Company directors are busier than ever before as they grapple with the potential opportunities and threats of new technology, such as AI (artificial intelligence), keeping on top of new regulations and increased pressure from investors and other stakeholders to deliver a better, greener, more profitable business.
The increased demands have sparked robust boardroom discussions and were the subject of a recent paper from the IoD Centre for Corporate Governance, Are Boards Losing Control?
Some of the commentators we spoke to were concerned that directors are stuck in reactive mode and are no longer providing leadership or fully in control of setting company strategy.
If true, this leaves a vacuum at the top of companies that some believe is being filled by regulators, investors and other influencers, whose priorities may not always be aligned with those of the company. Their requirements and expectations are becoming increasingly prescriptive and arguably encroaching into areas of responsibility that rightly belong to the board, blurring lines of decision-making.
Drawing the lines
Chris Hodge, author of the paper and senior adviser at the Centre, summed up the situation in our recent Directors’ Briefing podcast: “It’s certainly the case that the lines that are drawn around where decisions should be taken—what we traditionally think of as decisions for the board, rather than policymakers and others—these lines are a lot fuzzier than they used to be.
“It would be helpful to everybody to have a discussion about how we can re-establish some clarity around these areas, even if it means some of the lines moving.”
Boards will always have to navigate short term economic shocks and distractions, like Covid and Brexit. But some of the environmental and social challenges facing boards are slightly longer term in nature.
While many boards are integrating the ESG issues most material to the company fully into their strategic thinking, it appears that some boards still view them primarily as a ‘tick box exercise’ focused on fulfilling reporting requirements.
Where there is an absence of strategic consideration of these matters at board level, it leaves a gap that is waiting to be filled by regulators, investors and others.
Another view expressed in the paper was that ESG-related reporting requirements had, in some cases, led boards to focus their attention on issues that may not be very material to the company, potentially neglecting others that were.
A more widely held view was that the sheer volume of regulation has meant that many boards are overly focused on compliance at the expense of strategy, innovation and other matters crucial to the company’s performance, and tended to be risk averse as a result.
There has also been criticism of what commentators saw as attempts by investors—and the proxy advisers whose services they use—to micromanage companies’ governance arrangements.
It is unquestionably the case that investors are applying more pressure on companies to address environmental and social issues than was the case even just a few years ago, reflecting societal expectations.
But what some might consider a loss of control, others will view as greater accountability.
New demands
It is not about to get any easier for boards to manage these demands.
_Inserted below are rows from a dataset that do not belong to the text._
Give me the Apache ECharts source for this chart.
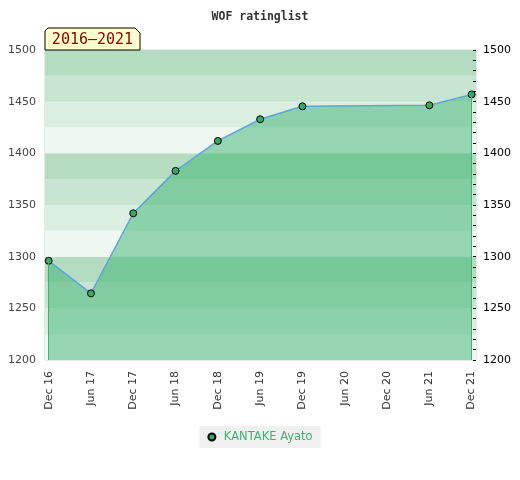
<!DOCTYPE html>
<html>
<head>
<meta charset="utf-8">
<script src="https://cdn.jsdelivr.net/npm/echarts@6/dist/echarts.min.js"></script>
<style>html,body{margin:0;padding:0;background:#fff}#c{width:520px;height:480px}</style>
</head>
<body>
<div id="c"></div>
<script>
var title = 'WOF ratinglist';
var periodTag = '2016\u20132021';
var seriesName = 'KANTAKE Ayato';
var categories = ['Dec 16','Jun 17','Dec 17','Jun 18','Dec 18','Jun 19','Dec 19','Jun 20','Dec 20','Jun 21','Dec 21'];
var ratings = [1296, 1264.5, 1342, 1383, 1412, 1433, 1445.5, null, null, 1446.5, 1457];
var yTicks = [1200, 1250, 1300, 1350, 1400, 1450, 1500];
var monthsPerCategory = 6;

var chart = echarts.init(document.getElementById('c'));
var points = categories.map(function (c, i) { return [i * monthsPerCategory, ratings[i]]; });
var valid = points.filter(function (p) { return p[1] != null; });
var first = valid[0], last = valid[valid.length - 1];
var xTickValues = categories.map(function (c, i) { return i * monthsPerCategory; });
var font = 'DejaVu Sans';

chart.setOption({
  animation: false,
  title: {
    text: title, left: 'center', top: 6,
    textStyle: { fontFamily: 'DejaVu Sans Mono', fontWeight: 'bold', fontSize: 11.5, color: '#333' }
  },
  grid: { left: 45, right: 44, top: 50, bottom: 120, show: true, borderColor: '#d4d4d4', borderWidth: 1, backgroundColor: 'transparent' },
  legend: {
    data: [{ name: seriesName, icon: 'circle' }],
    left: 'center', top: 426,
    backgroundColor: '#f0f0f0', padding: [5, 8, 5, 8],
    itemWidth: 14, itemHeight: 7, itemGap: 6,
    textStyle: { color: '#3cb371', fontSize: 11.5, fontFamily: font }
  },
  xAxis: {
    type: 'value', min: -0.52, max: 60.62,
    axisLine: { show: false }, axisTick: { show: false }, splitLine: { show: false },
    axisLabel: {
      customValues: xTickValues, rotate: 90, margin: 11,
      fontFamily: font, fontSize: 11, color: '#333',
      formatter: function (v) { return categories[Math.round(v / monthsPerCategory)] || ''; }
    }
  },
  yAxis: [
    {
      type: 'value', position: 'left', min: 1200, max: 1500, interval: 25,
      axisLine: { show: false }, axisTick: { show: false }, splitLine: { show: false },
      splitArea: { show: true, areaStyle: { color: ['#eef7f1', '#dbeee2', '#c8e5d1', '#b3dcc1'] } },
      axisLabel: {
        fontFamily: font, fontSize: 11, color: '#444', margin: 9,
        formatter: function (v) { return yTicks.indexOf(v) >= 0 ? String(v) : ''; }
      }
    },
    {
      type: 'value', position: 'right', min: 1200, max: 1500, interval: 50,
      axisLine: { show: false }, splitLine: { show: false },
      axisTick: { show: true, inside: true, length: 3, lineStyle: { color: '#000' } },
      minorTick: { show: true, splitNumber: 5, length: 3, lineStyle: { color: '#000' } },
      minorSplitLine: { show: false },
      axisLabel: { fontFamily: font, fontSize: 11, color: '#000', margin: 7, formatter: function (v) { return String(v); } }
    }
  ],
  series: [{
    name: seriesName, type: 'line', data: points, connectNulls: true,
    symbol: 'circle', symbolSize: 7,
    itemStyle: { color: '#34a864', borderColor: '#000', borderWidth: 1 },
    lineStyle: { color: '#5da5da', width: 1.5 },
    areaStyle: { color: '#3cb371', opacity: 0.5 },
    markLine: {
      silent: true, symbol: 'none', label: { show: false },
      lineStyle: { color: '#3cb371', width: 1, type: 'solid' },
      data: [
        [{ coord: [first[0], first[1]] }, { coord: [first[0], 1200] }],
        [{ coord: [last[0], last[1]] }, { coord: [last[0], 1200] }]
      ]
    }
  }],
  graphic: [
    {
      type: 'polygon', z: 100,
      shape: { points: [[45, 50], [45, 31], [48, 28], [135, 28], [140, 33], [140, 50]] },
      style: { fill: '#ffffcc', stroke: '#000', lineWidth: 1 }
    },
    {
      type: 'text', z: 101, x: 92.5, y: 40,
      style: { text: periodTag, fill: '#8b0000', font: '15px "DejaVu Sans Mono"', align: 'center', verticalAlign: 'middle' }
    }
  ]
});
</script>
</body>
</html>
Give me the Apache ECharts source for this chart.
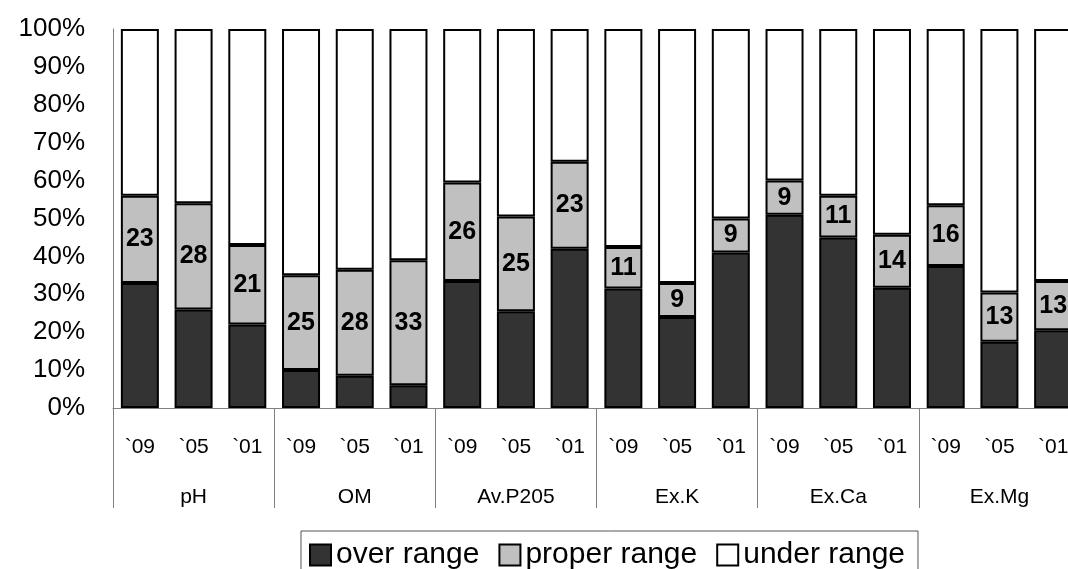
<!DOCTYPE html>
<html>
<head>
<meta charset="utf-8">
<script src="https://cdn.jsdelivr.net/npm/echarts@6/dist/echarts.min.js"></script>
<style>
  html, body { margin: 0; padding: 0; background: #fff; }
  #chart { width: 1068px; height: 569px; }
</style>
</head>
<body>
<div id="chart"></div>
<script>
// Soil property groups and survey years (three bars per group)
const groups = ['pH', 'OM', 'Av.P205', 'Ex.K', 'Ex.Ca', 'Ex.Mg'];
const years = ['`09', '`05', '`01'];

// Share of samples (%) in each range, one value per bar, group by group
const overRange   = [33, 26, 22, 10, 8.5, 6, 33.5, 25.5, 42, 31.5, 24, 41, 51, 45, 31.7, 37.5, 17.5, 20.5];
const properRange = [23, 28, 21, 25, 28, 33, 26, 25, 23, 11, 9, 9, 9, 11, 14, 16, 13, 13];
const underRange  = [44, 46, 57, 65, 63.5, 61, 40.5, 49.5, 35, 57.5, 67, 50, 40, 44, 54.3, 46.5, 69.5, 66.5];

const yTicks = [0, 10, 20, 30, 40, 50, 60, 70, 80, 90, 100];

// One category per bar: the year labels repeat for every group
const barLabels = [];
groups.forEach(() => years.forEach(y => barLabels.push(y)));

const FONT = 'Liberation Sans';
const axisGray = '#808080';

const chart = echarts.init(document.getElementById('chart'), null, { renderer: 'canvas' });

const barStyle = color => ({ color: color, borderColor: '#000', borderWidth: 2 });

chart.setOption({
  animation: false,
  backgroundColor: '#fff',
  // the last group runs slightly past the right edge of the canvas
  grid: { left: 113, top: 29, width: 967, height: 379, containLabel: false, outerBoundsMode: 'none' },
  legend: {
    left: 301,
    top: 531,
    orient: 'horizontal',
    icon: 'rect',
    itemWidth: 21,
    itemHeight: 21,
    itemGap: 19,
    padding: [9, 13, 5, 8],
    borderColor: '#555',
    borderWidth: 1,
    itemStyle: { borderColor: '#000', borderWidth: 2 },
    textStyle: { fontFamily: FONT, fontSize: 30, lineHeight: 26, color: '#000' },
    data: ['over range', 'proper range', 'under range']
  },
  xAxis: [
    {
      type: 'category',
      data: barLabels,
      axisLine: { show: true, lineStyle: { color: axisGray, width: 1 } },
      axisTick: { show: false },
      axisLabel: { interval: 0, margin: 29, fontFamily: FONT, fontSize: 21, color: '#000' },
      splitLine: { show: false }
    },
    {
      type: 'category',
      position: 'bottom',
      data: groups,
      axisLine: { show: false },
      axisTick: { show: true, length: 100, lineStyle: { color: axisGray, width: 1 } },
      axisLabel: { interval: 0, margin: 79, fontFamily: FONT, fontSize: 21, color: '#000' },
      splitLine: { show: false }
    }
  ],
  yAxis: {
    type: 'value',
    min: yTicks[0],
    max: yTicks[yTicks.length - 1],
    interval: 10,
    axisLine: { show: true, lineStyle: { color: axisGray, width: 1 } },
    axisTick: { show: false },
    splitLine: { show: false },
    axisLabel: {
      margin: 28,
      fontFamily: FONT,
      fontSize: 26,
      color: '#000',
      formatter: v => v + '%'
    }
  },
  series: [
    {
      name: 'over range',
      type: 'bar',
      stack: 'share',
      barWidth: 38,
      xAxisIndex: 0,
      itemStyle: barStyle('#333333'),
      data: overRange
    },
    {
      name: 'proper range',
      type: 'bar',
      stack: 'share',
      barWidth: 38,
      xAxisIndex: 0,
      itemStyle: barStyle('#c0c0c0'),
      label: {
        show: true,
        position: 'inside',
        fontFamily: FONT,
        fontWeight: 'bold',
        fontSize: 25,
        color: '#000'
      },
      data: properRange
    },
    {
      name: 'under range',
      type: 'bar',
      stack: 'share',
      barWidth: 38,
      xAxisIndex: 0,
      itemStyle: barStyle('#ffffff'),
      data: underRange
    }
  ]
});
</script>
</body>
</html>
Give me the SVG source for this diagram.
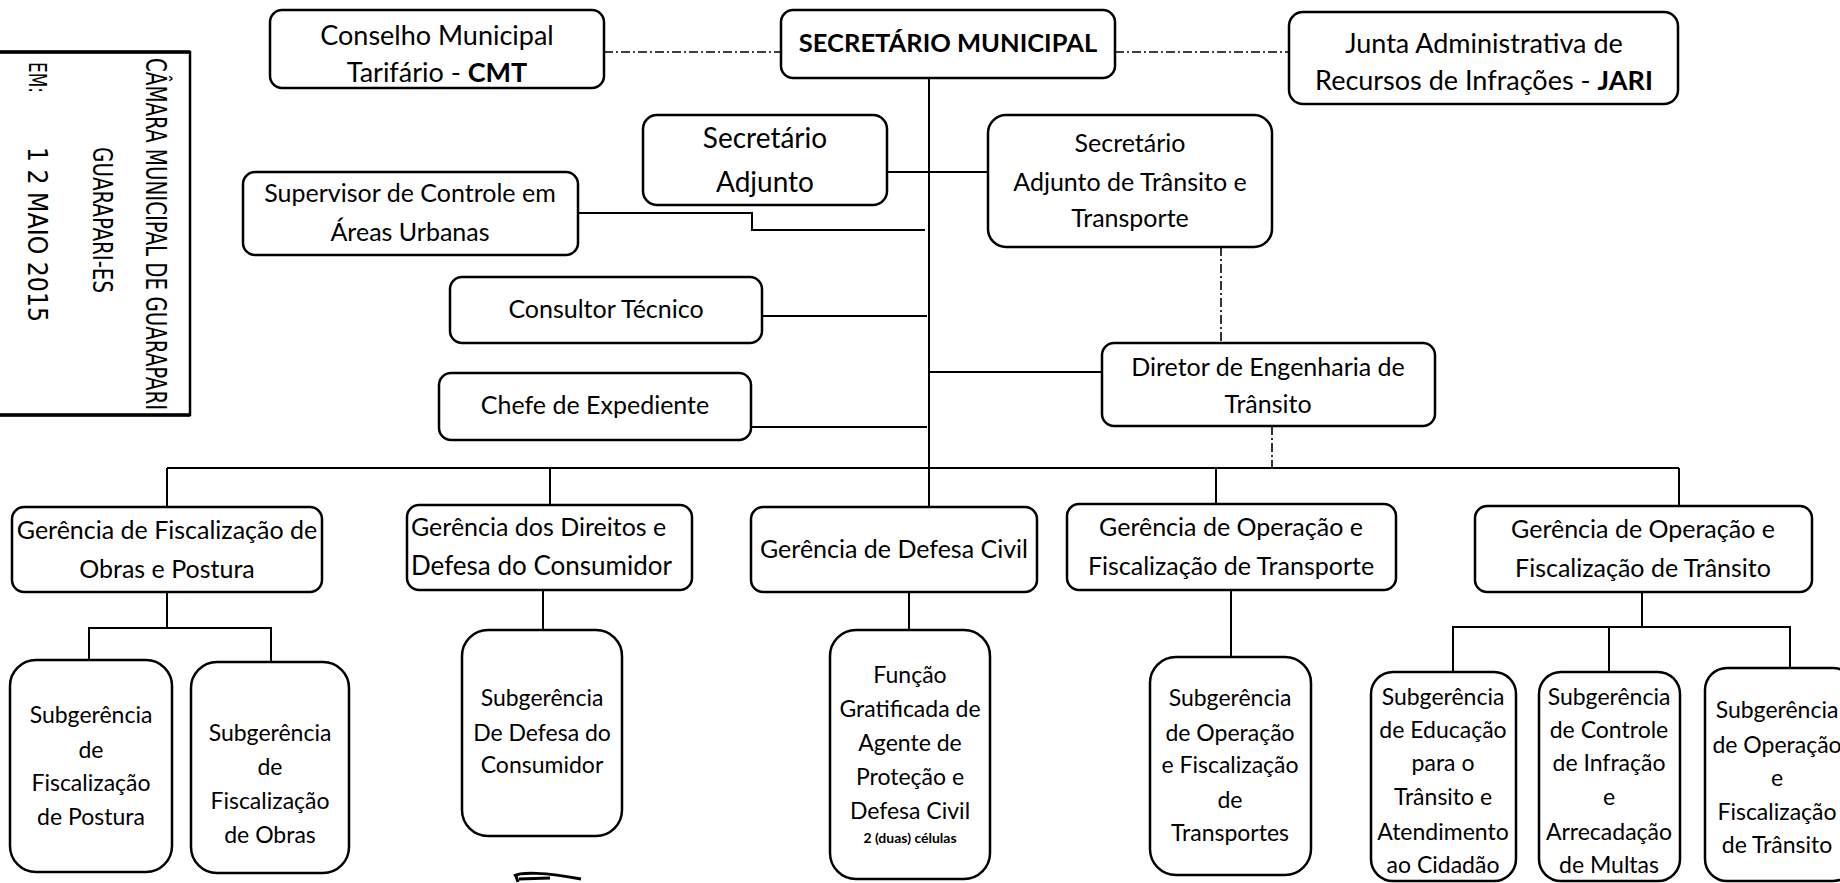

On top of existing rules and standards, 2023 sees the introduction of new sustainability disclosure requirements and an updated UK Corporate Governance Code.
In July, the government published draft regulations, due to take effect in 2025, which will require companies to publish a resilience statement and an audit and assurance policy covering, among other things, governance and climate transition planning.
Many of these newer requirements will apply to companies that are classified as public interest entities, regardless of whether or not they are listed, with the consequence that the reporting burden associated with being a listed company is now to some extent spreading to private companies as well.
Most decisions about a company’s strategic direction and governance arrangements should rightly be taken by the board.
Policymakers, the market, stakeholders and society at large all play a part in establishing the framework of requirements and legitimate expectations within which companies operate (the ‘rules of the game’). But within that framework, there should be plenty of scope for directors to exercise discretion and judgment in the company’s long-term interest. This is key to enabling the innovation needed to stimulate growth.
There is a need to ensure that regulations and regulatory processes do not inappropriately reduce the ability of boards to take decisions that they consider to be in the best interests of the company.
This might involve reviewing some existing regulations and standards to permit greater flexibility where appropriate, but without reducing accountability to shareholders and other stakeholders. Wherever possible, future regulation should be principle-based rather than prescriptive.
While boards need to be allowed to lead, they should not be unaccountable or completely insulated from external pressure. So the onus is on boards to demonstrate that they are capable of exercising judgment wisely and are deserving of the trust that they are asking for, by managing their companies in a responsible way that avoids provoking interventions from regulators and wider society.
Roger Barker is director of policy and governance at the Institute of Directors.